La misanthropie récurrente de MH ne fait pas défaut à cette histoire. Ses thèmes favoris sont bien là : le déclin de la civilisation dont il rédige une satire cinglante, la déliquescence progressive des valeurs morales, l'atomisation sociale dès les années 70, une analyse à la loupe sans concession et sans illusion, cruelle, cynique, implacable et réaliste de cette société, la dénonciation du libéralisme dans tous les domaines, un certain dégoût du monde dans le cadre d'une métaphysique pessimiste, l'obsolescence inéluctable des objets et des personnes. Les personnages sont obsédés par leur vieillissement et leur décrépitude, leur déclin physique et intellectuel avec « une baisse tendancielle du taux de plaisir », menant à une « entéléchie délétère ».
Plusieurs passages m'ont fait penser à L'étranger d'Albert Camus notamment dans les moments tragiques qui laissent une impression de détachement, d'absence de la part des personnages touchés par l'adversité. La solitude aussi quand l'on considère la vie de Michel : « Sa vie d'homme il l'avait vécue seul, dans un vide sidéral.
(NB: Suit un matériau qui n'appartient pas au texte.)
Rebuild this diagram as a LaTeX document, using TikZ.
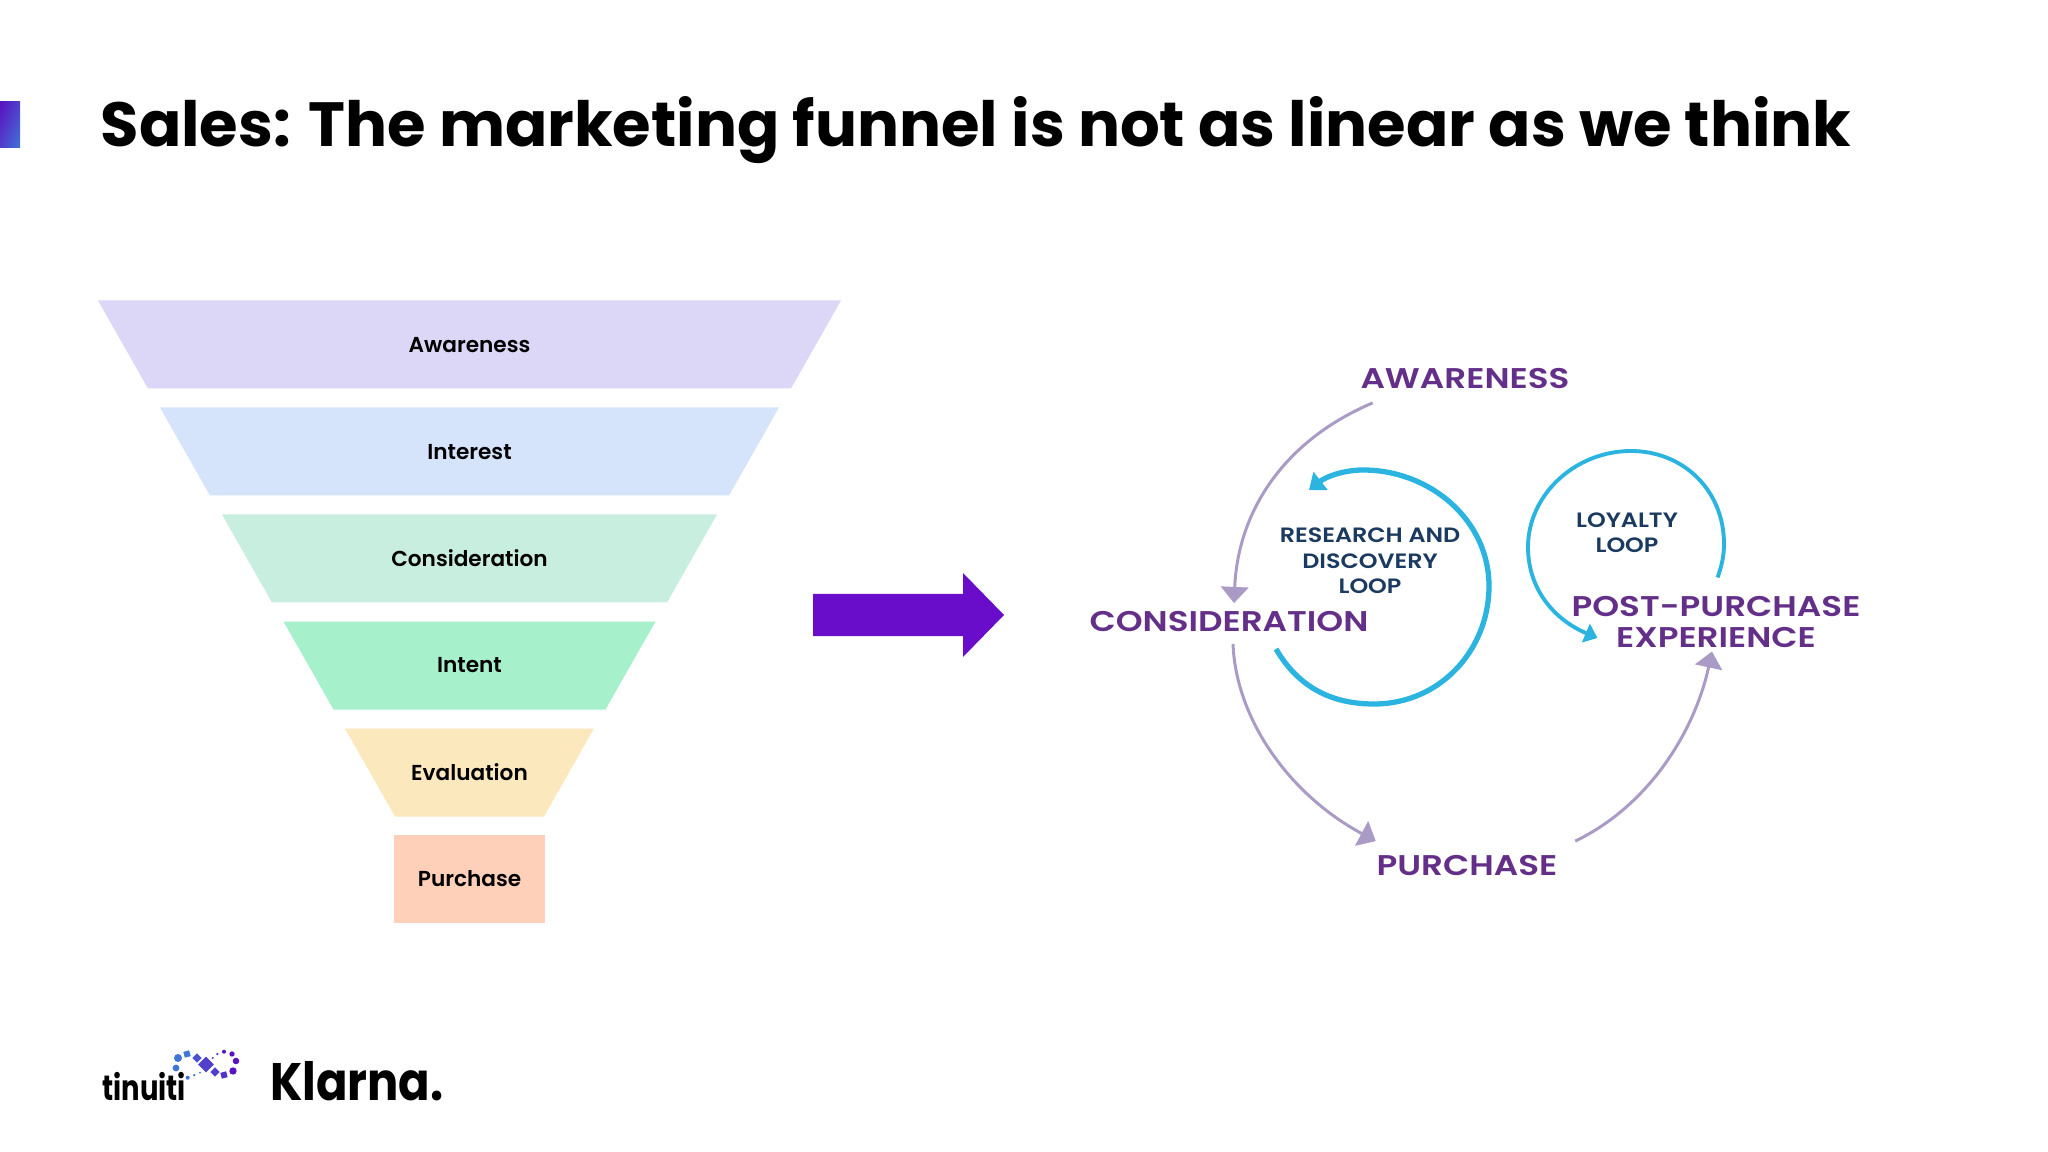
\documentclass[tikz,border=0pt]{standalone}
\usepackage{fontspec}
\usepackage{tikz}
\usetikzlibrary{arrows.meta}
\usetikzlibrary{shadings}
\setmainfont{Poppins}
\newfontfamily\bandfont{Poppins SemiBold}
\newfontfamily\loopfont{Poppins SemiBold}

\definecolor{bandAwareness}{HTML}{DCD6F7}
\definecolor{bandInterest}{HTML}{D5E3FB}
\definecolor{bandConsideration}{HTML}{C8EEDF}
\definecolor{bandIntent}{HTML}{A6F0CC}
\definecolor{bandEvaluation}{HTML}{FCE8BD}
\definecolor{bandPurchase}{HTML}{FFD0B9}
\definecolor{bigArrow}{HTML}{6A0DCB}
\definecolor{stagePurple}{HTML}{642F88}
\definecolor{arcPurple}{HTML}{AA9BC6}
\definecolor{loopBlue}{HTML}{2BB4E0}
\definecolor{loopNavy}{HTML}{1B3A60}
\definecolor{logoBlue}{HTML}{3F74D8}
\definecolor{logoMid}{HTML}{5040CC}
\definecolor{logoPurple}{HTML}{5A12C0}

\begin{document}
\begin{tikzpicture}[x=0.01cm, y=-0.01cm,
    bandlabel/.style={inner sep=0pt, text=black,
      font=\bandfont\fontsize{6.15}{8}\selectfont},
    stagelabel/.style={inner sep=0pt, align=center, text=stagePurple, xscale=1.2, transform shape,
      font=\loopfont\fontsize{8.1}{8.9}\selectfont},
    looplabel/.style={inner sep=0pt, align=center, text=loopNavy, xscale=1.15, transform shape,
      font=\loopfont\fontsize{5.9}{7.2}\selectfont},
    stagearc/.style={arcPurple, line width=0.85pt, -{Triangle[length=4.6pt, width=7.8pt]}},
    loopthick/.style={loopBlue, line width=1.5pt, -{Triangle[length=4.2pt, width=6.4pt]}},
    loopthin/.style={loopBlue, line width=1.1pt, -{Triangle[length=3.6pt, width=5.6pt]}}]

  % Page and its margins
  \useasboundingbox (0,0) rectangle (2048,1152);
  \fill[white] (0,0) rectangle (2048,1152);

  % Title and the small mark left of it
  \shade[upper left=logoPurple, upper right=logoMid, lower left=logoMid, lower right=logoBlue]
    (0,102) rectangle (20,148);
  \node[anchor=west, inner sep=0pt] (title) at (100,130)
    {\fontsize{17.75}{20}\selectfont\bfseries Sales: The marketing funnel is not as linear as we think};

  % Funnel bands
  \fill[bandAwareness] (98,300.5) -- (841,300.5) -- (791,388.5) -- (148,388.5) -- cycle;
  \fill[bandInterest] (160,407.5) -- (779,407.5) -- (729,495.5) -- (210,495.5) -- cycle;
  \fill[bandConsideration] (222,514.5) -- (717,514.5) -- (667,602.5) -- (272,602.5) -- cycle;
  \fill[bandIntent] (283.5,621.5) -- (655.5,621.5) -- (605.5,709.5) -- (333.5,709.5) -- cycle;
  \fill[bandEvaluation] (345,728.5) -- (594,728.5) -- (544,816.5) -- (395,816.5) -- cycle;

  % Funnel labels
  \node[bandlabel] (awarenessBand) at (469.5,345.5) {Awareness};
  \node[bandlabel] (interestBand) at (469.5,452.5) {Interest};
  \node[bandlabel] (considerationBand) at (469.5,558.5) {Consideration};
  \node[bandlabel] (intentBand) at (469.5,665.5) {Intent};
  \node[bandlabel] (evaluationBand) at (469.5,772.5) {Evaluation};
  \node[bandlabel, fill=bandPurchase, minimum width=1.51cm, minimum height=0.88cm] (purchaseBand) at (469.5,879) {Purchase};

  % Big arrow between the two halves
  \fill[bigArrow] (813,594) -- (963,594) -- (963,573) -- (1004,615) -- (963,657) -- (963,636) -- (813,636) -- cycle;

  % Stage labels
  \node[stagelabel] (awareness) at (1465,379) {AWARENESS};
  \node[stagelabel] (consideration) at (1229,622) {CONSIDERATION};
  \node[stagelabel] (purchase) at (1467,866) {PURCHASE};
  \node[stagelabel] (postpurchase) at (1716,622) {POST-PURCHASE\\EXPERIENCE};

  % Loop labels
  \node[looplabel] (research) at (1370,561) {RESEARCH AND\\DISCOVERY\\LOOP};
  \node[looplabel] (loyalty) at (1627,533) {LOYALTY\\LOOP};

  % Ends of the blue loops
  \coordinate (researchStart) at (1276,649);
  \coordinate (researchEnd) at (1309,490);
  \coordinate (loyaltyStart) at (1717.6,577.5);
  \coordinate (loyaltyEnd) at (1597.5,638);

  % Purple arcs between the stages
  \draw[stagearc] ([shift={(0.13cm,-0.13cm)}]awareness.south west) .. controls (1285,440) and (1238,510) .. ([shift={(0.05cm,0.08cm)}]consideration.north);
  \draw[stagearc] ([shift={(0.04cm,-0.11cm)}]consideration.south) .. controls (1236,720) and (1290,795) .. ([shift={(0cm,0.14cm)}]purchase.north west);
  \draw[stagearc] ([shift={(0.17cm,0.14cm)}]purchase.north east) .. controls (1650,805) and (1695,730) .. ([shift={(-0.04cm,-0.03cm)}]postpurchase.south);

  % Blue loops
  \draw[loopthick] (researchStart) .. controls (1300,690) and (1335,704) .. (1374,704)
    .. controls (1440,704) and (1489,650) .. (1489,586)
    .. controls (1489,520) and (1430,470) .. (1363,470)
    .. controls (1345,470) and (1327,476) .. (researchEnd);
  \draw[loopthin] (loyaltyStart) .. controls (1722,565) and (1724,555) .. (1724,544)
    .. controls (1724,490) and (1683,451) .. (1631,451)
    .. controls (1575,451) and (1528,495) .. (1528,547)
    .. controls (1528,590) and (1555,620) .. (loyaltyEnd);

  % Tinuiti logo
  \node[anchor=west, inner sep=0pt, xscale=0.78, transform shape, font=\fontsize{10}{10}\selectfont\bfseries] (tinuiti) at (102,1087) {tinuiti};
  \fill[logoBlue] (178,1058) circle (4);
  \fill[logoBlue] (176,1068) circle (3.4);
  \fill[logoBlue, rotate around={15:(187,1054)}] (184,1051) rectangle (190,1057);
  \fill[logoMid!70!logoBlue, rotate around={45:(197,1058)}] (193.7,1054.7) rectangle (200.3,1061.3);
  \fill[logoMid, rotate around={45:(206,1064.5)}] (200.5,1059) rectangle (211.5,1070);
  \fill[logoMid, rotate around={45:(215,1072)}] (211.7,1068.7) rectangle (218.3,1075.3);
  \fill[logoMid!70!logoPurple, rotate around={15:(224,1075)}] (221,1072) rectangle (227,1078);
  \fill[logoPurple] (233,1071) circle (3.7);
  \fill[logoPurple] (236,1061) circle (3.3);
  \fill[logoPurple] (232,1054) circle (2.7);
  \fill[logoPurple] (224,1051.7) circle (2);
  \fill[logoMid] (217.3,1054) circle (1.3);
  \fill[logoMid] (212.7,1058) circle (1.1);
  \fill[logoBlue] (200,1072.7) circle (1);
  \fill[logoBlue] (194.3,1075) circle (1.3);
  \fill[logoBlue] (187.7,1077.7) circle (2);

  % Klarna logo
  \node[anchor=west, inner sep=0pt, xscale=0.88, transform shape, font=\fontsize{15}{16}\selectfont\bfseries] (klarna) at (269.5,1081) {Klarna.};

\end{tikzpicture}
\end{document}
Il avait contribué au progrès des connaissances : c'était sa vocation, c'était la manière dont il avait trouvé à exprimer ses dons naturels ; mais l'amour, il ne l'avait pas connu. »
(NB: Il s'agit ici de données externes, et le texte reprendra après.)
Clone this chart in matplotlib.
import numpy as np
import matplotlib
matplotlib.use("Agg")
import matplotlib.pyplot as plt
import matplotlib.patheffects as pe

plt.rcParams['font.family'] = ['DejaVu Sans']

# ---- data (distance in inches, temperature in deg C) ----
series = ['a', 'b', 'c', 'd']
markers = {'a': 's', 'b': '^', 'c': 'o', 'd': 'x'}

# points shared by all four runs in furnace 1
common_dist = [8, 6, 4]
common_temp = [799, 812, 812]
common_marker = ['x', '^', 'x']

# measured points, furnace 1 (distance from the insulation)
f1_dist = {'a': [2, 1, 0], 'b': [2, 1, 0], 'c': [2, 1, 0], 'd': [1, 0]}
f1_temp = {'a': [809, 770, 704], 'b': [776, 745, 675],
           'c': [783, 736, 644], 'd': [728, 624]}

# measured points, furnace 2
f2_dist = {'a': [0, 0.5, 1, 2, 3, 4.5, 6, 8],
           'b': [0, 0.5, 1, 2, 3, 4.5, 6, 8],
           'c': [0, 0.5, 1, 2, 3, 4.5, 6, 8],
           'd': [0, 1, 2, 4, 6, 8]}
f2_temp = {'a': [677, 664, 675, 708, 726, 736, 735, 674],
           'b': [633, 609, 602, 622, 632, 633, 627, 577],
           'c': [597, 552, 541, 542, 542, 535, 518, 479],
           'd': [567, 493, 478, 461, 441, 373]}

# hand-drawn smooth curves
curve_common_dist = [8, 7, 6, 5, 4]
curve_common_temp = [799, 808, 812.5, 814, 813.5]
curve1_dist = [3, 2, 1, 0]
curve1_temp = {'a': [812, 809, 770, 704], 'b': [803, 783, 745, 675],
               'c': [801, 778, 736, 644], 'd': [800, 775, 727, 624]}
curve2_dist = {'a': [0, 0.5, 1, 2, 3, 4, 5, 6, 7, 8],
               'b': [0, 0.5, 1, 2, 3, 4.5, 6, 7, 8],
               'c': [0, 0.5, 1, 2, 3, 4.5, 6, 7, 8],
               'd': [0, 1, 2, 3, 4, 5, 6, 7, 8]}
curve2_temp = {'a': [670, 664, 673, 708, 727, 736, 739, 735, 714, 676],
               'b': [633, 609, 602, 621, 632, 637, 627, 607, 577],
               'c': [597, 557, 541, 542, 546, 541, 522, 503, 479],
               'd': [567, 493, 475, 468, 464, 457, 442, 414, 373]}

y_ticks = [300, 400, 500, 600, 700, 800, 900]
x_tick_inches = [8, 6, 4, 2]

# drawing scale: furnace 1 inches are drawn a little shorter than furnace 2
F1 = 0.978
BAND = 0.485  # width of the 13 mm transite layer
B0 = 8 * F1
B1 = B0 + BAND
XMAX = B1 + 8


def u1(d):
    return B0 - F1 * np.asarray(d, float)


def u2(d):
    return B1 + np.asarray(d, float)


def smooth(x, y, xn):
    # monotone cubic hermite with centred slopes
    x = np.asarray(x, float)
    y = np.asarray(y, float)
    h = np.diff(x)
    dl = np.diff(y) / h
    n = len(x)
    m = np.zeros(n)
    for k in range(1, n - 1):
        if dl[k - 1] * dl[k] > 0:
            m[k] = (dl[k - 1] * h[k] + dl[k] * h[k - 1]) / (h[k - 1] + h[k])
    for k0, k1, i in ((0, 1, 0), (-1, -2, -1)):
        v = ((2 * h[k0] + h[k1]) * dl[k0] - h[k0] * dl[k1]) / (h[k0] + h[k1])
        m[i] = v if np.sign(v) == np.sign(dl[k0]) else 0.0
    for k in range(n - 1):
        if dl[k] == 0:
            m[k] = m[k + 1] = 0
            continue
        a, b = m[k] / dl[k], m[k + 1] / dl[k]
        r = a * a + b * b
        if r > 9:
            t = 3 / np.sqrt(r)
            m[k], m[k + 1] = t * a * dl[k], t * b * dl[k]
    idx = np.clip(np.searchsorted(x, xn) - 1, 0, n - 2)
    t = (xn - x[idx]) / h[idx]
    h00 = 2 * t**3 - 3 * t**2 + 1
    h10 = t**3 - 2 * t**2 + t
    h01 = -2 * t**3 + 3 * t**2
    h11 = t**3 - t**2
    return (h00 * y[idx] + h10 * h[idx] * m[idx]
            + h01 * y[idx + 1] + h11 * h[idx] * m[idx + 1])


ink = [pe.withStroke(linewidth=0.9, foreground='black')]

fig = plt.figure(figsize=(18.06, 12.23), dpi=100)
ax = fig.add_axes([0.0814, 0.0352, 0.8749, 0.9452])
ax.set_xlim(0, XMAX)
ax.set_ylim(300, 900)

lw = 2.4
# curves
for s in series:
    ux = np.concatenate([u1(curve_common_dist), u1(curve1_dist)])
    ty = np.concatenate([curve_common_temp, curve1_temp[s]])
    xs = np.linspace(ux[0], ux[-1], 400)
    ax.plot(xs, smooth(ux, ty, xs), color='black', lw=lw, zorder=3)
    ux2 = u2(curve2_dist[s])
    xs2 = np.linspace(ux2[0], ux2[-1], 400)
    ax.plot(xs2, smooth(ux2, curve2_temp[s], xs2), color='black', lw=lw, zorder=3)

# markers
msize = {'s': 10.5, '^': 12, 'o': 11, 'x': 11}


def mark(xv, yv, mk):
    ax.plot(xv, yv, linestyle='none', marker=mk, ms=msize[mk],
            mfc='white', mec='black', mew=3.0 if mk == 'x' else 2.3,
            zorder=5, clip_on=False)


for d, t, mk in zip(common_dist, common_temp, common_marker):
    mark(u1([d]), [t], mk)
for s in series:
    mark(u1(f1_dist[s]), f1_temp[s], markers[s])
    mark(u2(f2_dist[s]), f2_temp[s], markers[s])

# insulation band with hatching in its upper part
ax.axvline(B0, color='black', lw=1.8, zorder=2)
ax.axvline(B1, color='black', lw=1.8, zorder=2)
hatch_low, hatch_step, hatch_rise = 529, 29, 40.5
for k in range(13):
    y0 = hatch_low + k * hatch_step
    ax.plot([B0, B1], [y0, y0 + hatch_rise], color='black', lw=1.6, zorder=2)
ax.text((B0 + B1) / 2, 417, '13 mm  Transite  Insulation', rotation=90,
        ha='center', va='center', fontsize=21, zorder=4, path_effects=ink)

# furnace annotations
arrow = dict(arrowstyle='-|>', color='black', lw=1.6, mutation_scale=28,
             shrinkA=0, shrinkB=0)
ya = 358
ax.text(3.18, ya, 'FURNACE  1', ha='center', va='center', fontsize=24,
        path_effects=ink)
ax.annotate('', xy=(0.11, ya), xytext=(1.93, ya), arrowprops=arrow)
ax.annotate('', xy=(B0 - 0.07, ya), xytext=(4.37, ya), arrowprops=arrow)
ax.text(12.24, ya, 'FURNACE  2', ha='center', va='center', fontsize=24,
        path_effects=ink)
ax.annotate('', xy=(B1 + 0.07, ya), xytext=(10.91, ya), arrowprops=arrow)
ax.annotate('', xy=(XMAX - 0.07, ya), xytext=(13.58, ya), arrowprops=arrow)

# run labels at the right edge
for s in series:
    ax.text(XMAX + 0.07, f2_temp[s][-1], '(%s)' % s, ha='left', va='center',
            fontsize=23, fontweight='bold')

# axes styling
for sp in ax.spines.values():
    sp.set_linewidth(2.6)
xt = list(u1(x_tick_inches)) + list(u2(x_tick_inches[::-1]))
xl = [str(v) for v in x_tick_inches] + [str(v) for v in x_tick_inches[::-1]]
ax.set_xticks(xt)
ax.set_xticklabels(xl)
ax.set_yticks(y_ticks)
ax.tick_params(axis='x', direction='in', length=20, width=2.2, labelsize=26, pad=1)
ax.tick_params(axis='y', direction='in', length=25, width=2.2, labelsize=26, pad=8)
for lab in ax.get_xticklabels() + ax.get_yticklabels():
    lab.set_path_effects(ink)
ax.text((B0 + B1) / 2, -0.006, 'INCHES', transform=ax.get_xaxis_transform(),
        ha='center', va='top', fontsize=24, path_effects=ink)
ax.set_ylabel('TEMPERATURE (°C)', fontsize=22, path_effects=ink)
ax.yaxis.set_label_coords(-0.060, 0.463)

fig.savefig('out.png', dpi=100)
Voilà donc un livre, comme disait un chroniqueur, qui donne matière à penser. L'influence qu'ont pu avoir Aldous et Julian Huxley est indéniable quand on considère la teneur de l'épilogue qui vient couronner ce bel édifice bien construit. Tout ce récit constitue en fait une historique du déclin d'une civilisation, celle des dernières décennies du XXé siècle, contée par un narrateur qui vit en l'an 2029, époque qui a vu l'avènement d'une « nouvelle espèce humaine asexuée et immortelle, ayant dépassé l'individualité, la séparation et le devenir » . Les travaux de Michel sur le codé génétique ont finalement abouti à l'homme génétiquement modifié. En effet la réplication d'un « code génétique sous une forme standard structurellement stable, inaccessible aux perturbations et aux mutations a permis l'apparition de cette nouvelle espèce dont toute cellule peut être dotée d'une capacité infinie de réplications successives. »
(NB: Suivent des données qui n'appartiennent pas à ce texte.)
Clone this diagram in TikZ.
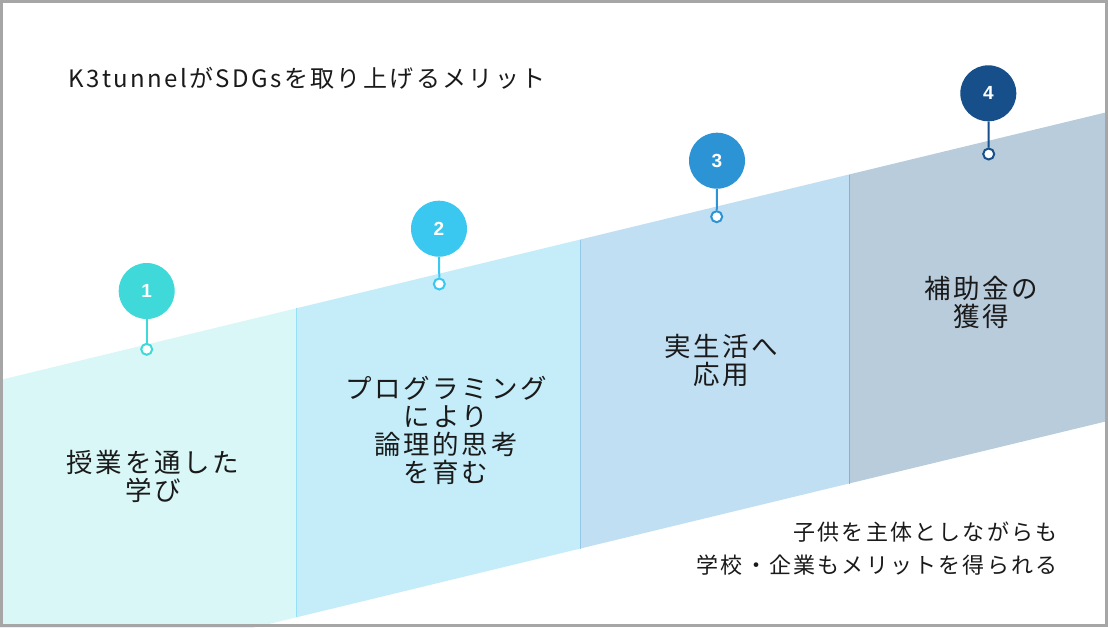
\documentclass[tikz,border=0pt]{standalone}
\usepackage{fontspec}
\setmainfont{Noto Sans CJK JP}
\setsansfont{Liberation Sans}
\newfontfamily\jpwide[LetterSpace=10]{Noto Sans CJK JP}
\usetikzlibrary{positioning}

\definecolor{frame}{HTML}{A6A6A6}
\definecolor{bandone}{HTML}{DAF7F8}
\definecolor{bandtwo}{HTML}{C4EDF9}
\definecolor{bandthree}{HTML}{C0DFF2}
\definecolor{bandfour}{HTML}{B8CCDC}
\definecolor{stepone}{HTML}{3FD9D9}
\definecolor{steptwo}{HTML}{3AC8F0}
\definecolor{stepthree}{HTML}{2C93D5}
\definecolor{stepfour}{HTML}{164F8A}
\definecolor{inkk}{HTML}{1A1A1A}

\begin{document}
\begin{tikzpicture}[x=1pt,y=-1pt,
    badge/.style={circle,minimum size=56pt,inner sep=0pt,text=white,
                  font=\sffamily\bfseries\fontsize{19}{19}\selectfont},
    pin/.style={circle,draw,fill=white,line width=2pt,minimum size=11pt,inner sep=0pt},
    stem/.style={line width=2pt},
    divider/.style={line width=0.8pt},
    caption/.style={align=center,text=inkk,font=\jpwide\fontsize{26.5}{28}\selectfont}]
	\useasboundingbox (0,0) rectangle (1108,627);
	\fill[white] (0,0) rectangle (1108,627);

	% band
	\begin{scope}
		\clip (0,0) rectangle (1108,627);
		\fill[bandone]   (0,380)     -- (296,308.4) -- (296,617.4) -- (0,689)     -- cycle;
		\fill[bandtwo]   (296,308.4) -- (580,239.6) -- (580,548.6) -- (296,617.4) -- cycle;
		\fill[bandthree] (580,239.6) -- (849,174.5) -- (849,483.5) -- (580,548.6) -- cycle;
		\fill[bandfour]  (849,174.5) -- (1108,111.9) -- (1108,420.9) -- (849,483.5) -- cycle;
		\draw[divider,draw=steptwo!35!bandtwo] (296,308.4) -- (296,617.4);
		\draw[divider,draw=stepthree!30!bandthree] (580,239.6) -- (580,548.6);
		\draw[divider,draw=stepfour!25!bandfour] (849,174.5) -- (849,483.5);
	\end{scope}

	% steps
	\node[badge,fill=stepone]   (c1) at (146.7,291)   {1};
	\node[badge,fill=steptwo]   (c2) at (439,228.7)   {2};
	\node[badge,fill=stepthree] (c3) at (717,160.7)   {3};
	\node[badge,fill=stepfour]  (c4) at (988.3,93.3)  {4};
	\node[pin,draw=stepone]   (p1) at (146.7,349.3) {};
	\node[pin,draw=steptwo]   (p2) at (439.3,284)   {};
	\node[pin,draw=stepthree] (p3) at (716.7,216.7) {};
	\node[pin,draw=stepfour]  (p4) at (988.7,154)   {};
	\draw[stem,stepone]   (c1) -- (p1);
	\draw[stem,steptwo]   (c2) -- (p2);
	\draw[stem,stepthree] (c3) -- (p3);
	\draw[stem,stepfour]  (c4) -- (p4);

	\node[caption] (l1) at (153,476.5) {授業を通した\\学び};
	\node[caption] (l2) at (446,430.5) {プログラミング\\により\\論理的思考\\を育む};
	\node[caption] (l3) at (721,360)   {実生活へ\\応用};
	\node[caption] (l4) at (981,302)   {補助金の\\獲得};

	\node[anchor=west,text=inkk,font=\jpwide\fontsize{24}{26}\selectfont]
		(title) at (65,78) {K3tunnelがSDGsを取り上げるメリット};
	\node[anchor=east,align=right,text=inkk,font=\jpwide\fontsize{22}{33}\selectfont]
		(note) at (1061,548.5) {子供を主体としながらも\\学校・企業もメリットを得られる};

	\draw[line width=3pt,frame] (1.5,1.5) rectangle (1106.5,625.5);
\end{tikzpicture}
\end{document}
La conclusion est grandiose ; le débat gravit un échelon et le narrateur de déclarer : « L'histoire existe ; elle s'impose, elle domine, son empire est inéluctable. Mais au-delà du strict plan historique, l'ambition ultime de cet ouvrage est de saluer cette espèce infortunée et courageuse qui nous a créés. Cette espèce douloureuse et vile, à peine différente du singe, qui portait cependant en elle tant d'aspirations nobles. Cette espèce torturée, contradictoire, individualiste et querelleuse, d'un égoïsme illimité, parfois capable d'explosions de violences inouïes, mais qui ne cessa jamais pourtant de croire à la bonté et à l'amour. ….. » Sublime conclusion !
On ne sort pas indemne de cette lecture.